Saturday, 12 April 2014

Sleepless in Largs

I've never slept on a yacht before. I think I may have mentioned this previously, only it is three in the morning on my first night aboard Avacet, and I'm still yet to drop off. For once in my life I can guarantee that it isn't down to over sleeping. Indeed, having spent a little while in the sleeper train's lounge car drinking whisky on my way up here I was in my compartment's bed for fewer than five hours. I'm not sure it is down to excitement either, my anticipatory emotions having mellowed somewhat as some of the trip's uncertainties were resolved. Perhaps it is just that so much has happened in the past twenty four hours and there is so much still to come.

My morning in Glasgow was thoroughly enjoyable. I seemed to rediscover my adventurous streak,, a characteristic which, when at College over ten years ago, saw me regularly travelling to towns and cities across the West Midlands and Wales, broadening my mind and teaching me to stand on my own two feet. I think part of me forgets how challenging things can be and I am occasionally surprised and frustrated when I cannot find what I am looking for. But not so yesterday in Glasgow.

Wandering the city streets in persistent drizzle, conditions that Scots refer to as "drech", heading in the wrong direction more than once, and eventually walking double what I ought to have, felt like one big adventure. Once more I was reliant upon my own skills and experience, and it felt good. To top it all, when Cafe Gandolfo was finally reached I found myself in a place where customers are a prized comodity and well sourced food is king. In short, it was perfect.

But what to do with the remainder of my morning? @macolgan, who I mentioned in my previous post, had made a further suggestion, one which frankly couldn't be more firmly "up my avenue ".

In 2011 Glasgow's long established transport museum moved from its second home into purpose built facilities by the Clyde, acknowledging the city's indelible link with the sea. Almost immediately after the relocation it won European Museum of the Year.

Despite my success in finding breakfast without injuring myself or getting entirely lost, I thought it preferable to spend the remainder of my time in the museum, rather than potentially wasting it attempting to find the place. My taxi driver was kind and funny, attributes that seem to be a Glaswegian hallmark.
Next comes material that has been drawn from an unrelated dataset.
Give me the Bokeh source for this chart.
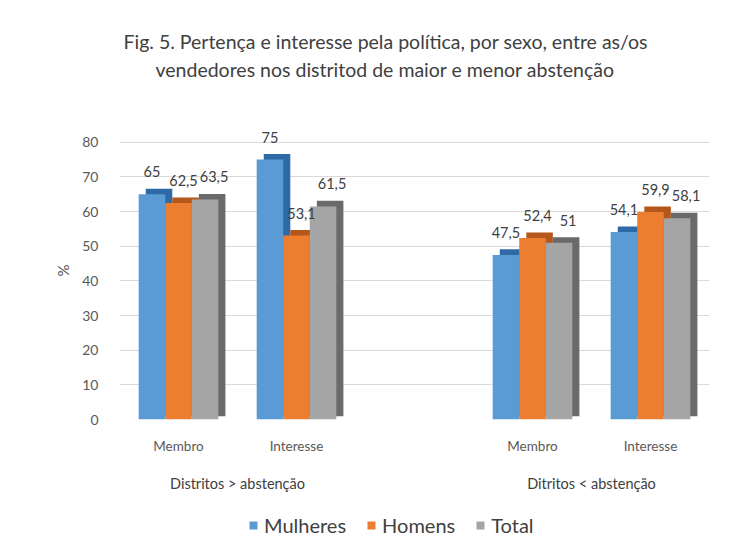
from bokeh.plotting import figure
from bokeh.layouts import column
from bokeh.models import (ColumnDataSource, FactorRange, Legend, LegendItem, Title,
                          FixedTicker, Range1d)
from bokeh.transform import dodge
from bokeh.core.properties import value
from bokeh.embed import file_html
from bokeh.resources import INLINE

# ---- data ----
groups = ["Distritos > abstenção", "Ditritos < abstenção"]
metrics = ["Membro", "Interesse"]
series = ["Mulheres", "Homens", "Total"]
mulheres = [65, 75, 47.5, 54.1]
homens = [62.5, 53.1, 52.4, 59.9]
total = [63.5, 61.5, 51, 58.1]
y_ticks = [0, 10, 20, 30, 40, 50, 60, 70, 80]
title_lines = ["Fig. 5. Pertença e interesse pela política, por sexo, entre as/os",
               "vendedores nos distritod de maior e menor abstenção"]

FONT = "Lato"
front_colors = ["#5B9BD5", "#ED7D31", "#A5A5A5"]
side_colors = ["#2E6BA6", "#B5561A", "#6A6A6A"]
DEPTH = 1.6

cats = [(g, m) for g in groups for m in metrics]


def fmt(v):
    return ("%g" % v).replace(".", ",")


data = {"cat": cats}
keys = ["s0", "s1", "s2"]
for k, vals in zip(keys, [mulheres, homens, total]):
    data[k] = vals
    data[k + "_back"] = [v + DEPTH for v in vals]
    data[k + "_lbl"] = [fmt(v) for v in vals]
src = ColumnDataSource(data)

xr = FactorRange(*cats, group_padding=1.0, factor_padding=0.0,
                 range_padding=0.0, range_padding_units="absolute")

p = figure(width=734, height=494, x_range=xr, y_range=Range1d(0, 86),
           output_backend="svg", toolbar_location=None,
           min_border_left=119, min_border_right=25, min_border_top=121,
           min_border_bottom=74)

# titles: an empty spacer sits closest to the plot, then line 2, then line 1
spacer = Title(text=" ", text_font=FONT, text_font_size="10px", standoff=25)
t2 = Title(text=title_lines[1], align="left", offset=36,
           text_font=FONT, text_font_size="19.5px", text_font_style="normal",
           text_color="#404040", standoff=3)
t1 = Title(text=title_lines[0], align="left", offset=4,
           text_font=FONT, text_font_size="19.5px", text_font_style="normal",
           text_color="#404040", standoff=3)
p.add_layout(spacer, "above")
p.add_layout(t2, "above")
p.add_layout(t1, "above")

bw = 0.225
offsets = [-bw, 0.0, bw]
label_shift = [0, 5, 9]
for i, k in enumerate(keys):
    off = offsets[i]
    p.vbar(x=dodge("cat", off + 0.06, range=p.x_range), top=k + "_back",
           bottom=DEPTH * 0.6, width=bw, source=src, fill_color=side_colors[i],
           line_color=None)
    p.vbar(x=dodge("cat", off, range=p.x_range), top=k, bottom=0,
           width=bw, source=src, fill_color=front_colors[i], line_color=None)
for i, k in enumerate(keys):
    p.text(x=dodge("cat", offsets[i], range=p.x_range), y=k, text=k + "_lbl",
           source=src, text_align="center", text_baseline="bottom", y_offset=-17,
           x_offset=label_shift[i],
           text_font=value(FONT), text_font_size="14.5px", text_color="#404040")

p.yaxis.ticker = FixedTicker(ticks=y_ticks)
p.yaxis.axis_label = "%"
p.yaxis.axis_label_text_font = FONT
p.yaxis.axis_label_text_font_size = "15px"
p.yaxis.axis_label_text_font_style = "normal"
p.yaxis.axis_label_text_color = "#595959"
p.yaxis.axis_label_standoff = 7
p.yaxis.major_label_text_font = FONT
p.yaxis.major_label_text_font_size = "14px"
p.yaxis.major_label_text_color = "#595959"
p.yaxis.axis_line_color = None
p.yaxis.major_tick_line_color = None
p.yaxis.minor_tick_line_color = None
p.yaxis.major_tick_out = 0
p.yaxis.minor_tick_out = 0
p.yaxis.major_label_standoff = 21

p.xaxis.major_label_text_font = FONT
p.xaxis.major_label_text_font_size = "13.5px"
p.xaxis.major_label_text_color = "#595959"
p.xaxis.group_text_font = FONT
p.xaxis.group_text_font_size = "14.5px"
p.xaxis.group_text_font_style = "normal"
p.xaxis.group_text_color = "#404040"
p.xaxis.axis_line_color = None
p.xaxis.major_tick_line_color = None
p.xaxis.major_tick_out = 0
p.xaxis.separator_line_alpha = 0
p.xaxis.major_label_standoff = 18

p.xgrid.grid_line_color = None
p.ygrid.grid_line_color = "#D9D9D9"
p.outline_line_color = None

# ---- legend strip below the chart ----
lg = figure(width=734, height=43, output_backend="svg", toolbar_location=None,
            x_range=Range1d(0, 1), y_range=Range1d(0, 1),
            x_axis_location=None, y_axis_location=None, min_border=0)
lg.xgrid.grid_line_color = None
lg.ygrid.grid_line_color = None
lg.outline_line_color = None
items = []
for i, (name, k) in enumerate(zip(series, keys)):
    # hidden proxy renderer, only used to draw the legend swatch
    r = lg.vbar(x=k, top=k, width=0.1, source=src, fill_color=front_colors[i],
                line_color=None, visible=False)
    items.append(LegendItem(label=name, renderers=[r]))
legend = Legend(items=items, orientation="horizontal", location=(129, 0),
                label_text_font=FONT, label_text_font_size="20px",
                label_text_color="#404040", border_line_color=None,
                background_fill_alpha=0, glyph_width=10, glyph_height=10,
                spacing=20, label_standoff=6, padding=0, margin=0,
                inactive_fill_alpha=0)
lg.add_layout(legend, "center")

layout = column(p, lg, spacing=0)
open("out.html", "w").write(file_html(layout, INLINE))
He was also a brilliant source of intelligence on the city's perceptions of the Commonwealth Games and, almost certainly more prominent in Scottish minds, the forthcoming independence referendum. For the record, he was sure that the Yes campaign would be victorious, but that the subsequent process of withdrawing from the Union would take significantly longer than anticipated.
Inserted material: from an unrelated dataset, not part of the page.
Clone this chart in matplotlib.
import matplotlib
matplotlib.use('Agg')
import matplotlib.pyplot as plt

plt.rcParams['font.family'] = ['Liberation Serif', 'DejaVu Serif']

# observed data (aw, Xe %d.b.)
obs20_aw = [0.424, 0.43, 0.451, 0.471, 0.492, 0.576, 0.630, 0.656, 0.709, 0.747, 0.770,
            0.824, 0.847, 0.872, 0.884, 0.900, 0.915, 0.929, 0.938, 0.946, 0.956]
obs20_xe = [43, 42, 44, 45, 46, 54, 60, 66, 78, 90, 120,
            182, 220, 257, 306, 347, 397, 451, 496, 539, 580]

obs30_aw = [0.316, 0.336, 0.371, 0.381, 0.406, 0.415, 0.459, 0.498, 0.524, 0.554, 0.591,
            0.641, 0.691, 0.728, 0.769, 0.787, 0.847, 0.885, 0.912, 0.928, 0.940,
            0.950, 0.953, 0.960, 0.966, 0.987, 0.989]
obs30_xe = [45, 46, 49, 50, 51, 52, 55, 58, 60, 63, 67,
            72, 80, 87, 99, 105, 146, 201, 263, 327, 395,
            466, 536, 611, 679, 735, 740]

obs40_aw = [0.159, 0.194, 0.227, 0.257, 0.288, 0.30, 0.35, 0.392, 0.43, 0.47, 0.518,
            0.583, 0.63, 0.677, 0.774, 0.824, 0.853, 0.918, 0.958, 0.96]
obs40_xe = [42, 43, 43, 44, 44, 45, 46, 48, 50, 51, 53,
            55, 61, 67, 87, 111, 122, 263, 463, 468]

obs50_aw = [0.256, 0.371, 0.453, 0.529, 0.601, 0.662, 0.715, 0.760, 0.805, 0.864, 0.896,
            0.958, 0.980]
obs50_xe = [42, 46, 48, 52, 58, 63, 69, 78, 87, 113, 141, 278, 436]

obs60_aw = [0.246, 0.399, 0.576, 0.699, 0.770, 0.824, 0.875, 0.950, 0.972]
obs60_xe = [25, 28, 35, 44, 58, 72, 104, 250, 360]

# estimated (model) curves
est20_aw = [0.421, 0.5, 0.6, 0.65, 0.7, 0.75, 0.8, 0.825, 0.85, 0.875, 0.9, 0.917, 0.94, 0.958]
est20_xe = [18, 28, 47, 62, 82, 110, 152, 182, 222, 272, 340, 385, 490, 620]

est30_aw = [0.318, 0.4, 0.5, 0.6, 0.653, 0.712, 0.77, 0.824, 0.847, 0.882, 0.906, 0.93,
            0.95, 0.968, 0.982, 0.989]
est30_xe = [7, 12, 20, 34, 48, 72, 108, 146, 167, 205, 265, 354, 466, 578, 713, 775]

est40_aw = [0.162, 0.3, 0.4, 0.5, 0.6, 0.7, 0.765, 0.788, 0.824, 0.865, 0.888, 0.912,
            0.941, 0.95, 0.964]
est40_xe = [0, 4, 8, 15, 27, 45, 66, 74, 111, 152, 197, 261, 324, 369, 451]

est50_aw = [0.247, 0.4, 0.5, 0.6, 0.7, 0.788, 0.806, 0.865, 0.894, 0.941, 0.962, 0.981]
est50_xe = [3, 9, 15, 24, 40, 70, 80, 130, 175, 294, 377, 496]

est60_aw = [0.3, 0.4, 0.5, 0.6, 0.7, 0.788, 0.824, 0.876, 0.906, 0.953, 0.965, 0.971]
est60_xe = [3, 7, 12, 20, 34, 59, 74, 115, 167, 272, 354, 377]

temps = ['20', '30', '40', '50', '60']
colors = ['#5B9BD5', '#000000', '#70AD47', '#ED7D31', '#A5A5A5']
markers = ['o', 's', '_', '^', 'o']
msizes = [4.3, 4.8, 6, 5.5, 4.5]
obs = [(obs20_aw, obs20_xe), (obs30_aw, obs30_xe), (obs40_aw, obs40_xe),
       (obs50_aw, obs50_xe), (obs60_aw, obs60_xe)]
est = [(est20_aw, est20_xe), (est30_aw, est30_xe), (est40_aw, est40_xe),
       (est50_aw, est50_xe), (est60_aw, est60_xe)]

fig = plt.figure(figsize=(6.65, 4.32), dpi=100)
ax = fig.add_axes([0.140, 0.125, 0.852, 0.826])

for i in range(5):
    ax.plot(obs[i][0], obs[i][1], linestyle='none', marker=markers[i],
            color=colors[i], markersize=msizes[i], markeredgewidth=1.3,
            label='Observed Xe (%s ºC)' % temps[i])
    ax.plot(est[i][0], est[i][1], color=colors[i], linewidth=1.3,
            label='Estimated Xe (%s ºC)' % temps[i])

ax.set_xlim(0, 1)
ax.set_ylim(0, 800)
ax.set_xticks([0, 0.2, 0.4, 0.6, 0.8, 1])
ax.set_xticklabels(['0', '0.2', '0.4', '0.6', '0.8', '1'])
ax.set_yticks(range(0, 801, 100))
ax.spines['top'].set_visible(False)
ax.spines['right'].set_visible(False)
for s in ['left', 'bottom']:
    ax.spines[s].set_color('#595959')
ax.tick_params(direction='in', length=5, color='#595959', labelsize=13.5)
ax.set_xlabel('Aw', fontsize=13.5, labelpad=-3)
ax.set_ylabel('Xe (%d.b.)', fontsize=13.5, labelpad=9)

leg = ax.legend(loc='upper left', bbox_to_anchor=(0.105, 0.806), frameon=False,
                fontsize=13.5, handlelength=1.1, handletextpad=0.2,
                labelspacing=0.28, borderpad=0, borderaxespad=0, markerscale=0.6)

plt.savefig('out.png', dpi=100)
But, enough of the politics, we need to talk transport. The first thing that struck me on entering the Riverside Museum, as it is more properly known, is the immediacy of the exhibits. This isn't a venue where grand foyers and reception facilities form a psychological buffer between the man or woman on the Queen's Park omnibus and the stars of the attraction within. Rather, the trains and trams, taxis and trolleybuses seem to remain a part of the world they once served.

My other primary impression was of a place that is welcoming in its design and in the actions of its staff. Having been helped to find the cloakroom and toilet facilities I wandered the great space relying not only on deft cane technique, only seldomly tripping up a passing child, but also on the floor level lighting strips which highlighted each exhibit forming irregularly formed islands against a dark and extensive floor.

I won't pretend that I got everything out of my visit that I could have. A sighted guide would have been very helpful but I was at least able to explore independently, running my hands across the body work of steam locomotives, motorcycles and more, without challenge. What I lacked in background information I readily gained in artistic experience.

Arriving in Largs aboard a coach procured to transport fourteen or so visually impaired people who had arrived by train, it felt a world away from my morning's activities. Space was now to be shared and expertise pooled. Individual ambition would largely be replaced by teen effort and group learning.

Largs Sailing Club could hardly have been more welcoming as we bundled into their striking clubhouse with a multitude of bags and waterproofs. The main restaurant room, looking out westwards across the Firth of Clyde, later captured the setting sun perfectly as we ate dinner.

Later this morning we set sail northwards, heading for Loch Goil Head. The wind is due to be fairly strong and, as is traditional in these parts, there is rain in the air. It is going to be a testing week I know. But I am also sure that it will be fun. I only wish I could get some sleep in.